* **RECORDED INFORMATION**
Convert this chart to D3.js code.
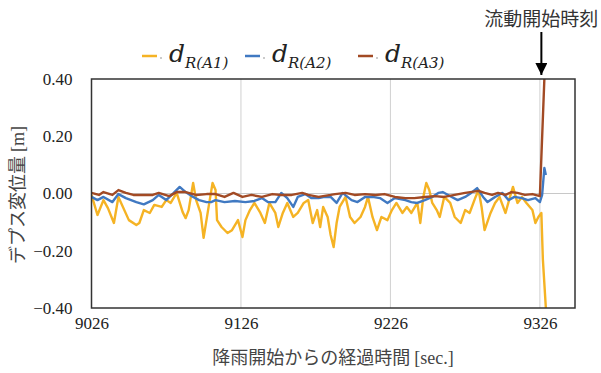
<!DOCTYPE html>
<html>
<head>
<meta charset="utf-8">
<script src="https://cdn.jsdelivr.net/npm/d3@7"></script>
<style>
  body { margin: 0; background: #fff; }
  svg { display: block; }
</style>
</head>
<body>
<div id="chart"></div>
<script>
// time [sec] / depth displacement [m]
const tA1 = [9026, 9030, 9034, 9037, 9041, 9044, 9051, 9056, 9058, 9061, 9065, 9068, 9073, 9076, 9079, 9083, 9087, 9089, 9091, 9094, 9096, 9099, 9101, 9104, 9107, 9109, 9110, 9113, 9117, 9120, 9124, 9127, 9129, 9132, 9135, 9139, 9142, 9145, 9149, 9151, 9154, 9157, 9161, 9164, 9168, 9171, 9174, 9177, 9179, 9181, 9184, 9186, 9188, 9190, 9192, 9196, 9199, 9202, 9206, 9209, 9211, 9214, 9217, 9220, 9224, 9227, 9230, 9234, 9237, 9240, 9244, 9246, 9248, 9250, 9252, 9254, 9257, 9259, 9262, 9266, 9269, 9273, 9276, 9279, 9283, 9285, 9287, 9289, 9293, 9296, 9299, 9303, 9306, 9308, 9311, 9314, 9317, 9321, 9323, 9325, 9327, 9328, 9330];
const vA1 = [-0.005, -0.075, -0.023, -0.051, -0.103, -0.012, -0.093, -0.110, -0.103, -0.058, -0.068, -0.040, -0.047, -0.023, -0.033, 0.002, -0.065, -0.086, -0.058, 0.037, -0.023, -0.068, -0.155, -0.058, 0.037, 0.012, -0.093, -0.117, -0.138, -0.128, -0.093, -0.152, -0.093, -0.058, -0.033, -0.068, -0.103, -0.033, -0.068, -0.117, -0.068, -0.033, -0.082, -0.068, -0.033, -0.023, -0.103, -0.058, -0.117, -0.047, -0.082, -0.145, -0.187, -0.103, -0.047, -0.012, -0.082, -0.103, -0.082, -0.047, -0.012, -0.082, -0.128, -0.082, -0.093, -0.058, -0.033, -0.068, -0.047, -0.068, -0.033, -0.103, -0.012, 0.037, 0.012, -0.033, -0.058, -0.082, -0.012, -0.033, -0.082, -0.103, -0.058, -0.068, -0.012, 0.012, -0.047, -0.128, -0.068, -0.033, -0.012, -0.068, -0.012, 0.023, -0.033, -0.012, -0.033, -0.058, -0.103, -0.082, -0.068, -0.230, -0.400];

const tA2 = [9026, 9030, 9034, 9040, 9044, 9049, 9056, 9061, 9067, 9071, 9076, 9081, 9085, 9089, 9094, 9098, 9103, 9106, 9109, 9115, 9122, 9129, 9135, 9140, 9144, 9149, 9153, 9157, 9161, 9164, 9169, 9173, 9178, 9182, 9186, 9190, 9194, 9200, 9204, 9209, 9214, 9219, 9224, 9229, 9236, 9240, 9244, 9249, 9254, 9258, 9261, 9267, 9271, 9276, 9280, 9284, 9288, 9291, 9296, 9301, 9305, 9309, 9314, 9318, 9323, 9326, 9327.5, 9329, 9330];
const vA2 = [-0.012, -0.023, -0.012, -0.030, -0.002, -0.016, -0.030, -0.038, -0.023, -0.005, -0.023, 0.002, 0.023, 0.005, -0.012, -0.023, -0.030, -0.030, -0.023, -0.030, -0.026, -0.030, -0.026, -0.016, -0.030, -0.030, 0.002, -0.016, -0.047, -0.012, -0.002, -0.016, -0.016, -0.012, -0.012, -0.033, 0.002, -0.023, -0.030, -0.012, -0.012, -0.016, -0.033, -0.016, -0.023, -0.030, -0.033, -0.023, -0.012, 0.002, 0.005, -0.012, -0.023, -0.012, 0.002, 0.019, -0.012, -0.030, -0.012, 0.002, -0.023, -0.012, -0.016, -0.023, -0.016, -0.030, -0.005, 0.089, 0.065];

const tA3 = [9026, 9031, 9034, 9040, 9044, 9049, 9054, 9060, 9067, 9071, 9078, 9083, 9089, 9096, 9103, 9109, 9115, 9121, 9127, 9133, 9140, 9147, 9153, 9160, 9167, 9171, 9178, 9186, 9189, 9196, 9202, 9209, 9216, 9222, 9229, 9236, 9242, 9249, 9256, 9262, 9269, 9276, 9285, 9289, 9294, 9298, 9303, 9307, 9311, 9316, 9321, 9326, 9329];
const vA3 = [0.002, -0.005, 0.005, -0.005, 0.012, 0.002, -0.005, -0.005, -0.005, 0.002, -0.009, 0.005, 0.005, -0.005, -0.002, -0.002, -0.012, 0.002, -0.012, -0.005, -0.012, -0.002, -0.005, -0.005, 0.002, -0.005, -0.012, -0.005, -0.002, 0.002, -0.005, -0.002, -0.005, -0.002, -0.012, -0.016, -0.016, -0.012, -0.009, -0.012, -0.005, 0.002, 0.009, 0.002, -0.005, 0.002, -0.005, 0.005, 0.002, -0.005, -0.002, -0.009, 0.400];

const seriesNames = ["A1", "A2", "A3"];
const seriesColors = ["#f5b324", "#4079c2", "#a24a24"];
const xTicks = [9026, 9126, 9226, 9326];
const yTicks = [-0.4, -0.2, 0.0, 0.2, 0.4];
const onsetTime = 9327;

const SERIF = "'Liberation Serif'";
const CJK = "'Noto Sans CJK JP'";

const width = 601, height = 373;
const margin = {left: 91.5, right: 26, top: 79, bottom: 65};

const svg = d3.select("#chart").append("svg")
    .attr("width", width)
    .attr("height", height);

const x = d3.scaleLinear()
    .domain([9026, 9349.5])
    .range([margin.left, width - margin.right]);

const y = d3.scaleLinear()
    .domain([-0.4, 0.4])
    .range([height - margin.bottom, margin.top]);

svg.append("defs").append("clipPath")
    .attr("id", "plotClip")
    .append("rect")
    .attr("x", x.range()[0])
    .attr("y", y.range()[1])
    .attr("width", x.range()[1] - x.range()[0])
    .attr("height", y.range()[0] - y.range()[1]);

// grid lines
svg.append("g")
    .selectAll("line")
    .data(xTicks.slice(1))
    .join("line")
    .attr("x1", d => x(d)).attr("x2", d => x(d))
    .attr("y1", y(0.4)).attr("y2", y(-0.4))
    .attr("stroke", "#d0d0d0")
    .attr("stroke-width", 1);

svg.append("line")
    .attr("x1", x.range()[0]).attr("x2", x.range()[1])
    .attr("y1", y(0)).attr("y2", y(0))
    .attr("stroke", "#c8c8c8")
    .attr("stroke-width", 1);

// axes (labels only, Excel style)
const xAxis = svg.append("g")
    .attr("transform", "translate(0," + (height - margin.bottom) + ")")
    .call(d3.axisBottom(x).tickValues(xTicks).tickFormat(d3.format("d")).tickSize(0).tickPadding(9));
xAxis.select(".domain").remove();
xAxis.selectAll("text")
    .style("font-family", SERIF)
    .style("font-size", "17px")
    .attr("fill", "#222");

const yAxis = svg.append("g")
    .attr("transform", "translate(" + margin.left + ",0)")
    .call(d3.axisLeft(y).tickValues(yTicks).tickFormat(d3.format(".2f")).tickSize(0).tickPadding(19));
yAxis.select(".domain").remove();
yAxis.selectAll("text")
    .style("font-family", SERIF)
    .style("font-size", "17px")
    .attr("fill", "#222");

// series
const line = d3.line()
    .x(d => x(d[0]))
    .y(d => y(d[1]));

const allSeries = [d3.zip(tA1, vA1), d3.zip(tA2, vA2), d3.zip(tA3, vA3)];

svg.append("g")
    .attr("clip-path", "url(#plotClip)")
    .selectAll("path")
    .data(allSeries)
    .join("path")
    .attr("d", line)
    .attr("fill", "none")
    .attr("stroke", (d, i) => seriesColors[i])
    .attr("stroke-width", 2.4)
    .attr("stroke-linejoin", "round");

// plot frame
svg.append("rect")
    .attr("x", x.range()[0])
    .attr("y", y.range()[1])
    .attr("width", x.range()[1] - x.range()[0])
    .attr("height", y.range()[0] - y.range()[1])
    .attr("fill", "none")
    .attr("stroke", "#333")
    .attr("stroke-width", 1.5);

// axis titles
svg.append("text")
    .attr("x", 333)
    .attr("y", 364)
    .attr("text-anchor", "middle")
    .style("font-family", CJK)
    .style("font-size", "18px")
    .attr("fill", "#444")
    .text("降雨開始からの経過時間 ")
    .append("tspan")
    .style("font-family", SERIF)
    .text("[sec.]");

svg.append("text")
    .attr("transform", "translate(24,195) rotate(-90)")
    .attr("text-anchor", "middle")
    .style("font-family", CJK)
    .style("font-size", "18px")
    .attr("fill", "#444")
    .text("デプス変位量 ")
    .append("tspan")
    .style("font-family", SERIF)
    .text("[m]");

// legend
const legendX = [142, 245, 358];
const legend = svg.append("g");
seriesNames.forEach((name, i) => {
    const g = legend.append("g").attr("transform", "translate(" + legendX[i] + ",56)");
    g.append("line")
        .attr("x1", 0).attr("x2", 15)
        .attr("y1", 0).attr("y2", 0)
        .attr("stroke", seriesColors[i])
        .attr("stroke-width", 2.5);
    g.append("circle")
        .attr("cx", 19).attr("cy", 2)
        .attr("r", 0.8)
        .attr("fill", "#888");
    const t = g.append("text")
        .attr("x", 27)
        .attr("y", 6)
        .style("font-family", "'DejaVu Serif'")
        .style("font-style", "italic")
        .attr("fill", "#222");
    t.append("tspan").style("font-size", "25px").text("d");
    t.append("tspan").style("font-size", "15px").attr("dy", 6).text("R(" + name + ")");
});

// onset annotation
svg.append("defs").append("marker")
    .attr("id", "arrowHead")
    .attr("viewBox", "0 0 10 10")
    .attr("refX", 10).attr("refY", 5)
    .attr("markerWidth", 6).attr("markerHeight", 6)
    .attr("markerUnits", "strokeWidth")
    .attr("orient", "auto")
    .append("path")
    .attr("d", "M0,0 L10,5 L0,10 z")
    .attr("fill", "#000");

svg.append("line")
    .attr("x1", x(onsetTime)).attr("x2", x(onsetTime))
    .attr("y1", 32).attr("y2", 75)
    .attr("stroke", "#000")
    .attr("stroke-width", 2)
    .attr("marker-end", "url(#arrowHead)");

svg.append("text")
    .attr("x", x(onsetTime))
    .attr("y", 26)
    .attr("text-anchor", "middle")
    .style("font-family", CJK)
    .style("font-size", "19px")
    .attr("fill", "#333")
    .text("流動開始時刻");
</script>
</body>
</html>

* **STATED PROBLEM**
Identify the lines above with the word "chart". Copy them.

* **CORRECT ANSWER**
Convert this chart to D3.js code.
<div id="chart"></div>
const svg = d3.select("#chart").append("svg")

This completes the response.